Obviously there are several thousand factors, but any insight into a pattern/standard would be appreciated!

Raeven0

Useful technical context: The SNES CPU has to feed a complete audio program to the sound sub-system through a bizarrely complex handshake protocol. After it does so, the sound sub-system runs independently. This means that corruption of audio data is dangerous -- it's easy to break the handshake and/or the program logic, and once you do so, the audio sub-system cannot recover.

There is no way to predict where audio data is stored in either RAM or ROM. I, personally, would not put them in RAM $7e0000 - $1fff or in ROM above $8000 in any bank, but most programmers are not me.

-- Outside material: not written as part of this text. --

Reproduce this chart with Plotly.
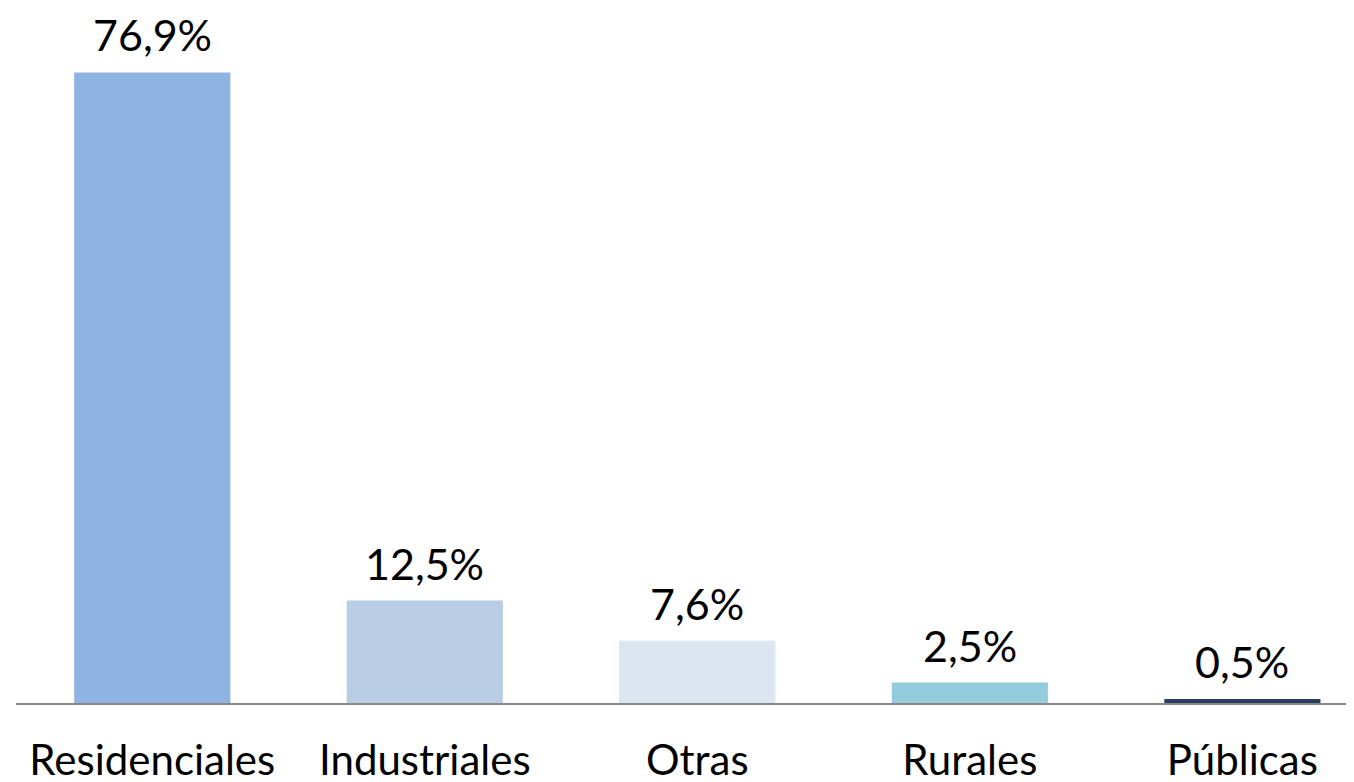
import plotly.graph_objects as go

categories = ["Residenciales", "Industriales", "Otras", "Rurales", "Públicas"]
values = [76.9, 12.5, 7.6, 2.5, 0.5]
colors = ["#8EB4E3", "#B9CDE5", "#DCE6F2", "#93CDDD", "#243F60"]

FONT = "Lato"
xs = list(range(len(categories)))

fig = go.Figure(go.Bar(
    x=xs, y=values,
    marker=dict(color=colors, line=dict(width=0)),
    width=0.573,
    cliponaxis=False,
    hoverinfo="skip",
))

for x, v in zip(xs, values):
    fig.add_annotation(
        x=x, y=v, text=f"{v:.1f}%".replace(".", ","),
        showarrow=False, yanchor="bottom", xanchor="center", yshift=10,
        font=dict(family=FONT, size=43, color="#000000"),
    )

fig.update_layout(
    width=1354, height=782,
    margin=dict(l=8, r=0, t=0, b=87),
    paper_bgcolor="white", plot_bgcolor="white",
    showlegend=False,
    font=dict(family=FONT, color="#000000"),
    xaxis=dict(
        range=[-0.5, 4.439], tickmode="array",
        tickvals=xs, ticktext=categories,
        tickfont=dict(family=FONT, size=42, color="#000000"),
        showline=True, linecolor="#888888", linewidth=2,
        showgrid=False, zeroline=False, ticks="",
        ticklabelstandoff=20,
    ),
    yaxis=dict(range=[0, 84.76], visible=False, showgrid=False, zeroline=False),
)

fig.write_html("out.html")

However, are you sure that your script is writing RAM/ROM, not writing to the literal address you specify? Addresses $2000 - $7fff in banks $00-$3f and $80-$bf map to various hardware element controllers, not to console RAM or cartridge ROM. In particular, $2140 - $217f in those banks map to audio processor I/O ports. A write to e.g. $012144 will go to the sound sub-system, and depending on the audio program may do nothing at all or may irreparably corrupt the program.

nilsontc

Thank you for the reply! I'll have to try some more experiments with the targets.

I'm looking at this right now: https://en.wikibooks.org/wiki/Super_NES_Programming/SNES_memory_map

and looking at the different banks (which is part of my confusion). This is a dumb question but how do you point to the specific banks? For instance, bank $00–$3F $8000-$FFFF, written out? Is that a thing? Coming from NES, I didn't even realize there were multiple $7FFFs.

Raeven0

The SNES has a 24-bit address bus, supporting addresses $000000 to $ffffff. In a debugger or RAM editor etc. you should be able to specify the full 6-character address, so e.g. you can point a good memory viewer at $7fff = $007fff and at $137fff and see that they have the same value, being (as they are) two different addresses for the same physical location. The processor handles the top 8 bits separately from the bottom 16, making the address space more like 256 banks of non-contiguous 16-bit regions. I don't know a convenient way to indicate 16-bit ranges in multiple banks other than explicitly "addresses above $8000 in banks $00-$3f" or similar.

Memory map tables like your link, I think, are working from the wrong direction. What's important is that some combinations of address bits are endowed with special meaning, and different areas of the memory map are address ranges that do or do not have special bits set. If the top 7 bits are %0111111, the address points to RAM, so the RAM range is $7e0000 - $7fffff. Otherwise, if bit-15 or bit-22 is 1, the address goes to the cart; so addresses above $8000 in any bank, as well as all of banks $40-$7d and $c0-$ff, are ROM or cart SRAM. Addresses that aren't RAM and with bit-15 and bit-22 = 0 go to console hardware controllers.

I don't know what kind of script etc. you're using, so I can't really guess how it works. If it hooks the SNES address bus, things work the way I've described, and a write to say $002144 goes to SNES hardware, specifically the audio system. If you're injecting instructions into the code, things will work as I describe if you use 24-bit addressing like sta $002144, but not necessarily so with 16- or 8-bit addressing (sta $2144 writes to $2144 in the bank stored in the Data Bank Register, sta $44 writes in bank $00 to $44 + the address stored in the Direct Page register).